Damage caused to biodiversity could be repaired in Moldova too

The Government approved the Nagoya-Kuala Lumpur Protocol on Liability and Redress to the Cartagena Protocol on Biosafety and submitted it to Parliament for ratification, IPN reports.

The Cartagena Protocol on Biosafety to the Convention on Biological Diversity is an international treaty governing the transboundary movement of living modified organisms (LMOs) resulting from modern biotechnology. It was adopted on 29 January 2000 as a supplementary agreement to the Convention on Biological Diversity and entered into force on 11 September 2003.

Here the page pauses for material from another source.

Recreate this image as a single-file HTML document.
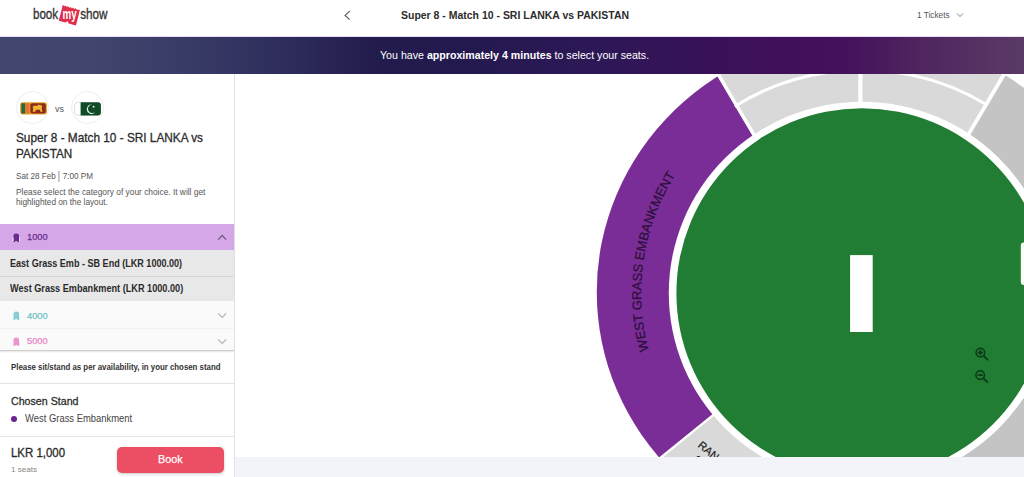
<!DOCTYPE html>
<html>
<head>
<meta charset="utf-8">
<title>BookMyShow - Seat Layout</title>
<style>
*{box-sizing:border-box;margin:0;padding:0}
html,body{width:1024px;height:477px;overflow:hidden;background:#fff;font-family:"Liberation Sans",sans-serif;color:#222}
.abs{position:absolute}
.tx{position:absolute;white-space:nowrap;line-height:1;transform-origin:0 0}
.tx b{font-weight:bold}
#hdr{position:absolute;left:0;top:0;width:1024px;height:37px;background:#fff;border-bottom:1px solid #eadcf2}
#ban{position:absolute;left:0;top:37px;width:1024px;height:37px;
 background:linear-gradient(90deg,#41476e 0%,#40466d 9%,#373965 20%,#2b2958 30%,#221b4c 37%,#24194f 45%,#2c1856 58%,#371259 68%,#42105b 78%,#45125c 83%,#4f2660 90%,#5b3a65 100%)}
#side{position:absolute;left:0;top:74px;width:235px;height:403px;background:#fff;border-right:1px solid #e2e2e2}
#main{position:absolute;left:235px;top:74px;width:789px;height:383px;background:#fff;overflow:hidden}
#foot{position:absolute;left:235px;top:457px;width:789px;height:20px;background:#f2f4f9}
.flag{position:absolute;width:33px;height:33px;border-radius:50%;border:1px solid #ededed;background:#fff}
.row{position:absolute;left:0;width:234px}
</style>
</head>
<body>
<div id="hdr"></div>
<div id="ban"></div>
<div id="side"></div>
<div id="main">
<svg class="abs" style="left:0;top:0" width="789" height="383" viewBox="235 74 789 383">
  <defs><clipPath id="oc"><ellipse cx="862.35" cy="292.0" rx="265.55" ry="257.0"/></clipPath><path id="tp" d="M696.25 439.07 A220.8 220.8 0 0 1 747.13 104.64"/></defs>
  <g clip-path="url(#oc)">
  <rect x="560" y="0" width="600" height="600" fill="#d9d9d9"/>
  <polygon points="873.88,295.38 1039.50,20.00 1300.00,20.00 1300.00,700.00 887.88,700.00" fill="#c4c4c4"/>
  <polygon points="846.71,294.80 682.60,17.40 400.00,17.40 400.00,500.70 605.40,500.70 862.00,293.20" fill="#7b2d97"/>
  </g>
  <line x1="760.07" y1="145.01" x2="708.25" y2="57.41" stroke="#fff" stroke-width="3.4"/>
  <line x1="963.92" y1="142.01" x2="1012.89" y2="59.06" stroke="#fff" stroke-width="3.6"/>
  <line x1="860.40" y1="60.00" x2="860.40" y2="110.00" stroke="#fff" stroke-width="4.2"/>
  <line x1="719.00" y1="410.58" x2="649.13" y2="467.31" stroke="#fff" stroke-width="2.0"/>
  <path d="M734.76 106.39 A233 223 0 0 1 987.53 105.33" fill="none" stroke="#fff" stroke-width="3"/>
  <ellipse cx="862.0" cy="293.2" rx="193.2" ry="191.39999999999998" fill="#fff"/>
  <ellipse cx="862.0" cy="293.2" rx="185.6" ry="185.0" fill="#207d33"/>
  <rect x="850.1" y="255.1" width="22.6" height="76.9" fill="#fff"/>
  <text font-family="Liberation Sans, sans-serif" font-size="13.05" fill="#2c0f3a" stroke="#2c0f3a" stroke-width="0.25" text-anchor="middle"><textPath href="#tp" startOffset="50%">WEST GRASS EMBANKMENT</textPath></text>
  <g transform="translate(697.2,446.2) rotate(40)" font-family="Liberation Sans, sans-serif" font-size="11" fill="#1a1a1a" stroke="#1a1a1a" stroke-width="0.2"><text x="0" y="0">RANJAN</text><text x="5.5" y="13.9">STAND</text></g>
  <g transform="translate(980.4,352.6)" fill="none" stroke="#0d3a17" stroke-width="1.5"><circle cx="0" cy="0" r="4.3"/><path d="M3.4 3.4 L7.6 7.6" stroke-width="1.8"/><path d="M-2.5 0 H2.5" stroke-width="1.8"/><path d="M0 -2.5 V2.5" stroke-width="1.8"/></g>
  <g transform="translate(980.2,375.1)" fill="none" stroke="#0d3a17" stroke-width="1.5"><circle cx="0" cy="0" r="4.3"/><path d="M3.4 3.4 L7.6 7.6" stroke-width="1.8"/><path d="M-2.5 0 H2.5" stroke-width="1.8"/></g>
  <rect x="1020.8" y="242.5" width="10" height="42.6" rx="3" fill="#f7fcf7"/>
</svg>
</div>
<div id="foot"></div>

<!-- logo -->
<svg class="abs" style="left:28px;top:0" width="86" height="32" viewBox="28 0 86 32">
  <text x="32.9" y="18.9" font-family="Liberation Sans, sans-serif" font-size="15.4" fill="#333" stroke="#333" stroke-width="0.35" textLength="25.3" lengthAdjust="spacingAndGlyphs">book</text>
  <path d="M62.8 4.8 L64.6 6.3 L65.4 5.5 L67 7 L67.9 6.2 L69.5 7.7 L70.4 6.9 L72 8.4 L72.9 7.6 L74.5 9.1 L75.4 8.3 L77 9.8 L79.9 9.7 L76 25.5 L68.6 23.5 L67.7 21.2 L65.4 22.6 L58.8 20.7 Z" fill="#df2f4d"/>
  <text x="62.5" y="18.9" font-family="Liberation Sans, sans-serif" font-size="15.4" font-weight="bold" fill="#fff" textLength="14.2" lengthAdjust="spacingAndGlyphs">my</text>
  <text x="80.2" y="18.9" font-family="Liberation Sans, sans-serif" font-size="15.4" fill="#333" stroke="#333" stroke-width="0.35" textLength="27.4" lengthAdjust="spacingAndGlyphs">show</text>
</svg>
<!-- back chevron -->
<svg class="abs" style="left:342px;top:9px" width="10" height="12" viewBox="0 0 10 12"><path d="M7.7 2.2 L3.1 6.4 L7.7 10.6" fill="none" stroke="#555" stroke-width="1.15"/></svg>
<!-- tickets chevron -->
<svg class="abs" style="left:956px;top:12px" width="8" height="6" viewBox="0 0 8 6"><path d="M1 1.4 L4 4.6 L7 1.4" fill="none" stroke="#888" stroke-width="1"/></svg>

<!-- flags -->
<div class="flag" style="left:16px;top:91px"></div>
<div class="flag" style="left:70.5px;top:91px"></div>
<svg class="abs" style="left:20px;top:102px" width="27" height="13" viewBox="0 0 27 13">
  <rect x="0" y="0.2" width="27" height="12.4" rx="3" fill="#e6a52b"/>
  <rect x="1.3" y="1.3" width="3.8" height="10.2" fill="#1f6c46"/>
  <rect x="5.1" y="1.3" width="4.2" height="10.2" fill="#e8722b"/>
  <rect x="10.3" y="1.3" width="15.5" height="10.2" rx="2" fill="#8d2a1c"/>
  <path transform="translate(17.7 6.5) scale(1.2) translate(-17.7 -6.5)" d="M13.5 9.3 L14 6.5 L13.3 5.2 L15 4 L16.5 4.4 L18.5 3.4 L20.5 3.6 L21.5 5 L21 6.5 L21.8 9.3 L20 9.3 L19.6 7.6 L16.4 7.6 L15.6 9.3 Z" fill="#efb532"/>
</svg>
<svg class="abs" style="left:74px;top:101.5px" width="27" height="14" viewBox="0 0 27 14">
  <rect x="0.6" y="0.6" width="25.8" height="12.6" rx="3" fill="#fff" stroke="#d4d4d4" stroke-width="0.8"/>
  <path d="M6.6 0.3 H23.9 A3 3 0 0 1 26.9 3.3 V10.4 A3 3 0 0 1 23.9 13.4 H6.6 Z" fill="#114c29"/>
  <path d="M18.2 2.5 A4.7 4.7 0 1 0 21.6 9.6 A4.3 4.3 0 1 1 18.2 2.5 Z" fill="#f4fbf6"/>
  <circle cx="19.6" cy="4.7" r="0.9" fill="#fff"/>
</svg>

<!-- category rows -->
<div class="row" style="top:224px;height:25.5px;background:#d5a7e9"></div>
<div class="row" style="top:249.5px;height:26px;background:#e8e8e8"></div>
<div class="row" style="top:275.6px;height:1px;background:#d6d6d6"></div>
<div class="row" style="top:276.6px;height:24.8px;background:#e8e8e8"></div>
<div class="row" style="top:301.4px;height:27.2px;background:#fafafa"></div>
<div class="row" style="top:328.4px;height:1px;background:#f1f1f1"></div>
<div class="row" style="top:329.4px;height:21px;background:#fafafa"></div>
<div class="row" style="top:350px;height:1px;background:#cfcfcf"></div>
<div class="row" style="top:351px;height:2px;background:linear-gradient(#e6e6e6,#fff)"></div>
<div class="row" style="top:383px;height:1px;background:#e4e4e4"></div>
<div class="row" style="top:436px;height:1px;background:#e4e4e4"></div>

<!-- seat icons -->
<svg class="abs" style="left:11.6px;top:232.7px" width="9" height="10" viewBox="0 0 9 10"><path d="M1.5 9 V2.4 Q1.5 0.4 4.2 0.4 Q7 0.4 7 2.4 V9 H5.3 V7.9 H3.2 V9 Z" fill="#6a2a8c"/><rect x="0.4" y="4.6" width="1.1" height="3.6" fill="#ecd6f6"/><rect x="7" y="4.6" width="1.1" height="3.6" fill="#ecd6f6"/></svg>
<svg class="abs" style="left:11.6px;top:310.9px" width="9" height="10" viewBox="0 0 9 10"><path d="M1.5 9 V2.4 Q1.5 0.4 4.2 0.4 Q7 0.4 7 2.4 V9 H5.3 V7.9 H3.2 V9 Z" fill="#86cdd4"/><rect x="0.4" y="4.6" width="1.1" height="3.6" fill="#d9f0f2"/><rect x="7" y="4.6" width="1.1" height="3.6" fill="#d9f0f2"/></svg>
<svg class="abs" style="left:11.6px;top:336.8px" width="9" height="10" viewBox="0 0 9 10"><path d="M1.5 9 V2.4 Q1.5 0.4 4.2 0.4 Q7 0.4 7 2.4 V9 H5.3 V7.9 H3.2 V9 Z" fill="#ec93d0"/><rect x="0.4" y="4.6" width="1.1" height="3.6" fill="#f9dcf0"/><rect x="7" y="4.6" width="1.1" height="3.6" fill="#f9dcf0"/></svg>
<!-- row chevrons -->
<svg class="abs" style="left:217px;top:234px" width="11" height="7" viewBox="0 0 11 7"><path d="M1.2 5.6 L5.2 1.5 L9.2 5.6" fill="none" stroke="#6f5b7a" stroke-width="1.25"/></svg>
<svg class="abs" style="left:217px;top:312.3px" width="11" height="7" viewBox="0 0 11 7"><path d="M1.2 1.4 L5.2 5.5 L9.2 1.4" fill="none" stroke="#b3b3b3" stroke-width="1.2"/></svg>
<svg class="abs" style="left:217px;top:338.4px" width="11" height="7" viewBox="0 0 11 7"><path d="M1.2 1.4 L5.2 5.5 L9.2 1.4" fill="none" stroke="#b3b3b3" stroke-width="1.2"/></svg>

<!-- chosen stand dot -->
<div class="abs" style="left:11px;top:415.6px;width:6.2px;height:6.2px;border-radius:50%;background:#6b2391"></div>
<!-- book button -->
<div class="abs" style="left:117px;top:446.5px;width:107px;height:26.5px;border-radius:5px;background:#ec4e63;box-shadow:0 1px 3px rgba(0,0,0,0.22)"></div>

<div class="tx" style="left:400.7px;top:9.95px;font-size:11.4px;font-weight:bold;color:#2c2c2c;transform:scaleX(0.9198)">Super 8 - Match 10 - SRI LANKA vs PAKISTAN</div>
<div class="tx" style="left:916.6px;top:10.77px;font-size:8.9px;font-weight:normal;color:#555;transform:scaleX(0.9306)">1 Tickets</div>
<div class="tx" style="left:379.9px;top:50.39px;font-size:11px;font-weight:normal;color:#fff;transform:scaleX(0.9665)">You have <b>approximately 4 minutes</b> to select your seats.</div>
<div class="tx" style="left:55.2px;top:104.58px;font-size:9px;font-weight:normal;color:#555;transform:scaleX(0.9889)">vs</div>
<div class="tx" style="left:16.1px;top:131.00px;font-size:13px;font-weight:normal;color:#2a2a2a;-webkit-text-stroke:0.3px #2a2a2a;transform:scaleX(0.9081)">Super 8 - Match 10 - SRI LANKA vs</div>
<div class="tx" style="left:16.1px;top:147.30px;font-size:13px;font-weight:normal;color:#2a2a2a;-webkit-text-stroke:0.3px #2a2a2a;transform:scaleX(0.9010)">PAKISTAN</div>
<div class="tx" style="left:16.0px;top:171.10px;font-size:8.8px;font-weight:normal;color:#555;transform:scaleX(0.9234)">Sat 28 Feb<span style="display:inline-block;width:1px;height:10.5px;background:#8a8a8a;margin:0 3.2px 0 3.4px;vertical-align:-2.3px"></span>7:00 PM</div>
<div class="tx" style="left:16.0px;top:187.75px;font-size:8.8px;font-weight:normal;color:#555;transform:scaleX(0.9494)">Please select the category of your choice. It will get</div>
<div class="tx" style="left:16.0px;top:198.35px;font-size:8.8px;font-weight:normal;color:#555;transform:scaleX(0.9394)">highlighted on the layout.</div>
<div class="tx" style="left:27.1px;top:232.10px;font-size:9.8px;font-weight:normal;color:#6a2a8c;-webkit-text-stroke:0.25px #6a2a8c;transform:scaleX(0.9451)">1000</div>
<div class="tx" style="left:10.4px;top:258.54px;font-size:10px;font-weight:bold;color:#2b2b2b;transform:scaleX(0.9054)">East Grass Emb - SB End (LKR 1000.00)</div>
<div class="tx" style="left:10.4px;top:284.34px;font-size:10px;font-weight:bold;color:#2b2b2b;transform:scaleX(0.9147)">West Grass Embankment (LKR 1000.00)</div>
<div class="tx" style="left:27.1px;top:310.60px;font-size:9.8px;font-weight:normal;color:#6fc0c9;-webkit-text-stroke:0.25px #6fc0c9;transform:scaleX(0.9451)">4000</div>
<div class="tx" style="left:27.1px;top:336.10px;font-size:9.8px;font-weight:normal;color:#e684c6;-webkit-text-stroke:0.25px #e684c6;transform:scaleX(0.9451)">5000</div>
<div class="tx" style="left:10.8px;top:364.16px;font-size:8.2px;font-weight:bold;color:#333;transform:scaleX(0.9579)">Please sit/stand as per availability, in your chosen stand</div>
<div class="tx" style="left:11.0px;top:395.63px;font-size:11.3px;font-weight:normal;color:#2e2e2e;-webkit-text-stroke:0.3px #2e2e2e;transform:scaleX(0.9426)">Chosen Stand</div>
<div class="tx" style="left:24.8px;top:414.15px;font-size:10.1px;font-weight:normal;color:#444;transform:scaleX(0.9337)">West Grass Embankment</div>
<div class="tx" style="left:10.6px;top:446.74px;font-size:12px;font-weight:normal;color:#2a2a2a;-webkit-text-stroke:0.3px #2a2a2a;transform:scaleX(0.9538)">LKR 1,000</div>
<div class="tx" style="left:10.6px;top:465.73px;font-size:8px;font-weight:normal;color:#888;transform:scaleX(1.0118)">1 seats</div>
<div class="tx" style="left:157.9px;top:454.23px;font-size:11.3px;font-weight:normal;color:#fff;-webkit-text-stroke:0.25px #fff;transform:scaleX(0.9553)">Book</div>
</body>
</html>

In 2010, the fifth meeting of the Parties to the Cartagena Protocol on Biosafety adopted the Nagoya – Kuala Lumpur Supplementary Protocol on Liability and Redress to the Cartagena Protocol on Biosafety. This was signed on 11 May 2011 at UN Headquarters, New York, during the High-Level Segment of the nineteenth session of the UN Commission on Sustainable Development.

The objective of the Supplementary Protocol is to contribute to the conservation and sustainable use of biodiversity by providing international rules and procedures on liability and redress for damage resulting from LMOs. It specifies the measures that need to be taken in response to damage resulting from LMOs that find their origin in a transboundary movement.

Moldova signed the Supplementary Protocol on 25 January 2012, being the 39th Party.